The heavy offshore footprint of customer experience delivery lends itself to impact sourcing.  Take the number of developing countries in which this approach to hiring would be beneficial to local communities, regardless of whether they happen to be in Latin America, Africa or the APAC region.  By working with community organizations that are motivated to find gainful employment for citizens motivated to work in skilled roles, BPOs will find that leveraging impact sourcing will certainly expand their addressable pools of talent from which to draw. But, more importantly, it will rapidly ensure quality of life improvements for those who are part of such programs.  To date, there are multiple examples of impact sourcing yielding very positive commercial and social results.  These include (but are not limited to) the efforts of Harambee in South Africa, and as recently reported in Nearshore Americas, initiatives in parts of Colombia as well.
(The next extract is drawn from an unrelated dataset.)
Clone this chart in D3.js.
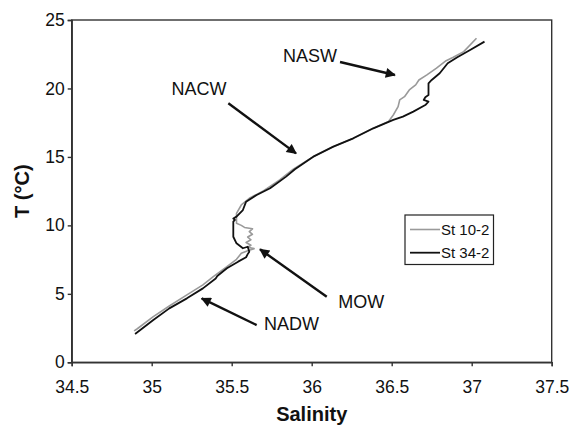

But, the potential of impact sourcing is not exclusive to the offshore or nearshore.  Rather, as more locations in western demand markets come to terms with shifts in the economy away from manufacturing, dealing with wide-scale, structural unemployment will need to be a priority. There is no reason why outsourcers cannot use the impact sourcing model in targeted regions (be they urban or rural) that are facing these challenges.  Not only will it help the communities in question, it will also provide access to more opportunities for onshore delivery.

Outsourcers should not underestimate the desire of their clients to want a more socially-responsible manner of delivering service.  In the soon-to-be released 2019 Front Office Omnibus Survey, enterprise contact center decision-makers indicate that having a sound impact sourcing strategy was seen as a noted competitive advantage when choosing a BPO partner.  And while this sentiment was most notable in the UK, France and Germany, North American and Australian respondents also supported this view.

The fact is outsourcing executives should expect that there will be more need for corporate social responsibility in how they conduct their operations, and strategies will need to be formulated accordingly.  Alongside green initiatives and contributing to broader well-being in the communities from where services are delivered, the need for impact sourcing should not be underestimated.  This business model is the way forward, and progressive-minded organizations should embrace it.